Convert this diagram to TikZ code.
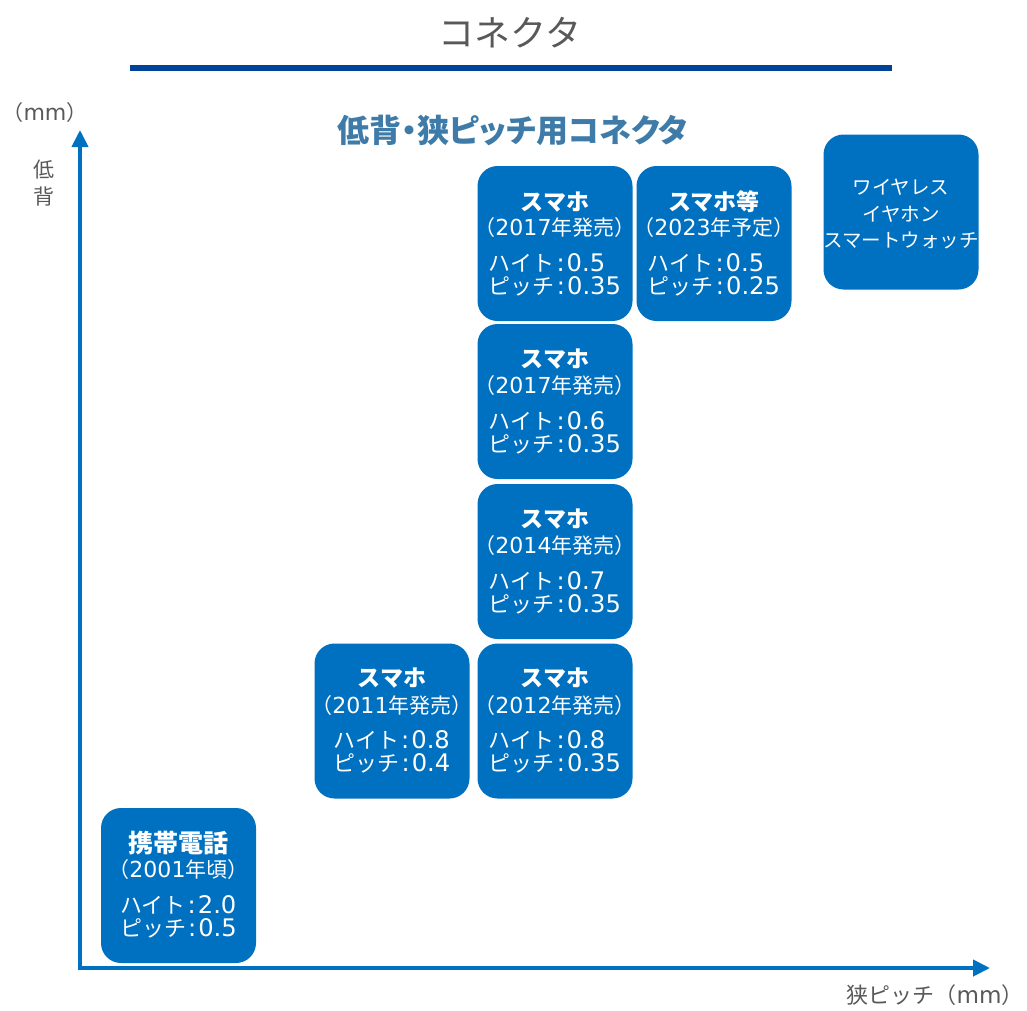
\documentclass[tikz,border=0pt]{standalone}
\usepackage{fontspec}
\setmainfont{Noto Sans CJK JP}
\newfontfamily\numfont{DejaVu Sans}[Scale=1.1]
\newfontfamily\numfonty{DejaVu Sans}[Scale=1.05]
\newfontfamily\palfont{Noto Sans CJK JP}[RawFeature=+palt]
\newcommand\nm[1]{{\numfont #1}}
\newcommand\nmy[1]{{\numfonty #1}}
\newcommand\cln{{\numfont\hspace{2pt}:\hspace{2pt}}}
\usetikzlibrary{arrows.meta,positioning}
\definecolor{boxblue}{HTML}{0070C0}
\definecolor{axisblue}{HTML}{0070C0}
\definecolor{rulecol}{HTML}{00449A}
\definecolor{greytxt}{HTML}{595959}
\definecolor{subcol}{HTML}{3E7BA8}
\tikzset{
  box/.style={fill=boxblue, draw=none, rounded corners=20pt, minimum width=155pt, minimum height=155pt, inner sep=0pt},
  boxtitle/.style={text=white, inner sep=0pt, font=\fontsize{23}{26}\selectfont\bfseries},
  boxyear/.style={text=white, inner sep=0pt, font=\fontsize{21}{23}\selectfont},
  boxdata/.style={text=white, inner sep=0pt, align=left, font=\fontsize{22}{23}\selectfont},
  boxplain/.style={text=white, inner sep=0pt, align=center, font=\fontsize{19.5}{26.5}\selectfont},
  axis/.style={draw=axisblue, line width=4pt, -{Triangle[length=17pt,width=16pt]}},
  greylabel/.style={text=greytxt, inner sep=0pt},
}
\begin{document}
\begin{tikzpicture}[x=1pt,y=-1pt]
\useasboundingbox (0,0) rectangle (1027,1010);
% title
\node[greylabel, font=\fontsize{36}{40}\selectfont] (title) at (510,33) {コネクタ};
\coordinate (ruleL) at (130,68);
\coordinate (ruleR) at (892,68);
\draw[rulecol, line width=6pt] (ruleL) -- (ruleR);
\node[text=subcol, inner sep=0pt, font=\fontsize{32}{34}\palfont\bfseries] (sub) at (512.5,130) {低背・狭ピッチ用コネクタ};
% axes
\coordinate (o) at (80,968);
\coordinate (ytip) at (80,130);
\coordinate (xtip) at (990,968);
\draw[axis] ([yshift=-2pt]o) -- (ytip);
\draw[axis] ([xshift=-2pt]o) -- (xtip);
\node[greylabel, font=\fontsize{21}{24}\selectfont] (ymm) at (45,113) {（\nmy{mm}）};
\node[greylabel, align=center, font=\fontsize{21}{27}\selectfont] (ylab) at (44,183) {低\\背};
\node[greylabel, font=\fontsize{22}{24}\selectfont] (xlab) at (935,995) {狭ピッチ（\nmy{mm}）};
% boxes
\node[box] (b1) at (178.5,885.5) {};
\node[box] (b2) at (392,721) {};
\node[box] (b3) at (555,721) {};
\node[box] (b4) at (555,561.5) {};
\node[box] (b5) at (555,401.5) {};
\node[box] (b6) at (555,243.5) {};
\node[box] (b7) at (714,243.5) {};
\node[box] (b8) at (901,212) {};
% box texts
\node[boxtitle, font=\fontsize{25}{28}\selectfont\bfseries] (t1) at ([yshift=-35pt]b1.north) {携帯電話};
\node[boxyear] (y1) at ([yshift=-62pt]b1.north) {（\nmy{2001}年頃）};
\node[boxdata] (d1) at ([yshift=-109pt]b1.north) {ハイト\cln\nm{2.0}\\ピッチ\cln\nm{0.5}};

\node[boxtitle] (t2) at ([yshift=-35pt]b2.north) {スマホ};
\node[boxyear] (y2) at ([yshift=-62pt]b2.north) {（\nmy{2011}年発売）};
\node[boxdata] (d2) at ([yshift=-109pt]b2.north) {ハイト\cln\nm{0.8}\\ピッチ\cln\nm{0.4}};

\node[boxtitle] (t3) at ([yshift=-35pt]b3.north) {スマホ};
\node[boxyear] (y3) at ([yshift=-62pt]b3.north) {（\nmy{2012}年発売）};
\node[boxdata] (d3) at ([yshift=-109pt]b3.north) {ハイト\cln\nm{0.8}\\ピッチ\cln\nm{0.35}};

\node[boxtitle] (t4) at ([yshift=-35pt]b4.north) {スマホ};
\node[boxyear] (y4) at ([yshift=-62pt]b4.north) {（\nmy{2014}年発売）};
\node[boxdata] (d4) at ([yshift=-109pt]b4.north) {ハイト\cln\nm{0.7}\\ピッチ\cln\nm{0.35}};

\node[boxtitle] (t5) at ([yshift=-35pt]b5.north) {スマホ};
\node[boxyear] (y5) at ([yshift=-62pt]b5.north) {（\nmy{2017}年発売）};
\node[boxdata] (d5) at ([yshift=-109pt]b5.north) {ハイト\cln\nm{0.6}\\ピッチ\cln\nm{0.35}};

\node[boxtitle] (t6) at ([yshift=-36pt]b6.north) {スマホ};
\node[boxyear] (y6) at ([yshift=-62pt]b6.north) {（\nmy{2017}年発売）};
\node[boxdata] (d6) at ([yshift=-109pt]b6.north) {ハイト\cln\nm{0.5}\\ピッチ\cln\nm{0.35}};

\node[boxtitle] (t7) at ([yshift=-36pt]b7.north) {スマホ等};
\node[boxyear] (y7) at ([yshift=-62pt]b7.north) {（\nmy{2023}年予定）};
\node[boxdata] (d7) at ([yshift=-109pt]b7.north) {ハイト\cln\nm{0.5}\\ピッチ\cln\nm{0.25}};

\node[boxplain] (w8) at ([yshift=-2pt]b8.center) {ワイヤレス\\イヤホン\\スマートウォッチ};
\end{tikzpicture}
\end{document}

☆ ☆ ☆ ☆ ☆ ☆ ☆

» **WORK TO BE COMPLETED**
Skipping the pictures, transcribe each line above exactly as it appears.

» **OUTPUT**
Convert this diagram to TikZ code.
\documentclass[tikz,border=0pt]{standalone}
\usepackage{fontspec}
\setmainfont{Noto Sans CJK JP}
\newfontfamily\numfont{DejaVu Sans}[Scale=1.1]
\newfontfamily\numfonty{DejaVu Sans}[Scale=1.05]
\newfontfamily\palfont{Noto Sans CJK JP}[RawFeature=+palt]
\newcommand\nm[1]{{\numfont #1}}
\newcommand\nmy[1]{{\numfonty #1}}
\newcommand\cln{{\numfont\hspace{2pt}:\hspace{2pt}}}
\usetikzlibrary{arrows.meta,positioning}
\definecolor{boxblue}{HTML}{0070C0}
\definecolor{axisblue}{HTML}{0070C0}
\definecolor{rulecol}{HTML}{00449A}
\definecolor{greytxt}{HTML}{595959}
\definecolor{subcol}{HTML}{3E7BA8}
\tikzset{
  box/.style={fill=boxblue, draw=none, rounded corners=20pt, minimum width=155pt, minimum height=155pt, inner sep=0pt},
  boxtitle/.style={text=white, inner sep=0pt, font=\fontsize{23}{26}\selectfont\bfseries},
  boxyear/.style={text=white, inner sep=0pt, font=\fontsize{21}{23}\selectfont},
  boxdata/.style={text=white, inner sep=0pt, align=left, font=\fontsize{22}{23}\selectfont},
  boxplain/.style={text=white, inner sep=0pt, align=center, font=\fontsize{19.5}{26.5}\selectfont},
  axis/.style={draw=axisblue, line width=4pt, -{Triangle[length=17pt,width=16pt]}},
  greylabel/.style={text=greytxt, inner sep=0pt},
}
\begin{document}
\begin{tikzpicture}[x=1pt,y=-1pt]
\useasboundingbox (0,0) rectangle (1027,1010);
% title
\node[greylabel, font=\fontsize{36}{40}\selectfont] (title) at (510,33) {コネクタ};
\coordinate (ruleL) at (130,68);
\coordinate (ruleR) at (892,68);
\draw[rulecol, line width=6pt] (ruleL) -- (ruleR);
\node[text=subcol, inner sep=0pt, font=\fontsize{32}{34}\palfont\bfseries] (sub) at (512.5,130) {低背・狭ピッチ用コネクタ};
% axes
\coordinate (o) at (80,968);
\coordinate (ytip) at (80,130);
\coordinate (xtip) at (990,968);
\draw[axis] ([yshift=-2pt]o) -- (ytip);
\draw[axis] ([xshift=-2pt]o) -- (xtip);
\node[greylabel, font=\fontsize{21}{24}\selectfont] (ymm) at (45,113) {（\nmy{mm}）};
\node[greylabel, align=center, font=\fontsize{21}{27}\selectfont] (ylab) at (44,183) {低\\背};
\node[greylabel, font=\fontsize{22}{24}\selectfont] (xlab) at (935,995) {狭ピッチ（\nmy{mm}）};
% boxes
\node[box] (b1) at (178.5,885.5) {};
\node[box] (b2) at (392,721) {};
\node[box] (b3) at (555,721) {};
\node[box] (b4) at (555,561.5) {};
\node[box] (b5) at (555,401.5) {};
\node[box] (b6) at (555,243.5) {};
\node[box] (b7) at (714,243.5) {};
\node[box] (b8) at (901,212) {};
% box texts
\node[boxtitle, font=\fontsize{25}{28}\selectfont\bfseries] (t1) at ([yshift=-35pt]b1.north) {携帯電話};
\node[boxyear] (y1) at ([yshift=-62pt]b1.north) {（\nmy{2001}年頃）};
\node[boxdata] (d1) at ([yshift=-109pt]b1.north) {ハイト\cln\nm{2.0}\\ピッチ\cln\nm{0.5}};

\node[boxtitle] (t2) at ([yshift=-35pt]b2.north) {スマホ};
\node[boxyear] (y2) at ([yshift=-62pt]b2.north) {（\nmy{2011}年発売）};
\node[boxdata] (d2) at ([yshift=-109pt]b2.north) {ハイト\cln\nm{0.8}\\ピッチ\cln\nm{0.4}};

\node[boxtitle] (t3) at ([yshift=-35pt]b3.north) {スマホ};
\node[boxyear] (y3) at ([yshift=-62pt]b3.north) {（\nmy{2012}年発売）};
\node[boxdata] (d3) at ([yshift=-109pt]b3.north) {ハイト\cln\nm{0.8}\\ピッチ\cln\nm{0.35}};

\node[boxtitle] (t4) at ([yshift=-35pt]b4.north) {スマホ};
\node[boxyear] (y4) at ([yshift=-62pt]b4.north) {（\nmy{2014}年発売）};
\node[boxdata] (d4) at ([yshift=-109pt]b4.north) {ハイト\cln\nm{0.7}\\ピッチ\cln\nm{0.35}};

\node[boxtitle] (t5) at ([yshift=-35pt]b5.north) {スマホ};
\node[boxyear] (y5) at ([yshift=-62pt]b5.north) {（\nmy{2017}年発売）};
\node[boxdata] (d5) at ([yshift=-109pt]b5.north) {ハイト\cln\nm{0.6}\\ピッチ\cln\nm{0.35}};

\node[boxtitle] (t6) at ([yshift=-36pt]b6.north) {スマホ};
\node[boxyear] (y6) at ([yshift=-62pt]b6.north) {（\nmy{2017}年発売）};
\node[boxdata] (d6) at ([yshift=-109pt]b6.north) {ハイト\cln\nm{0.5}\\ピッチ\cln\nm{0.35}};

\node[boxtitle] (t7) at ([yshift=-36pt]b7.north) {スマホ等};
\node[boxyear] (y7) at ([yshift=-62pt]b7.north) {（\nmy{2023}年予定）};
\node[boxdata] (d7) at ([yshift=-109pt]b7.north) {ハイト\cln\nm{0.5}\\ピッチ\cln\nm{0.25}};

\node[boxplain] (w8) at ([yshift=-2pt]b8.center) {ワイヤレス\\イヤホン\\スマートウォッチ};
\end{tikzpicture}
\end{document}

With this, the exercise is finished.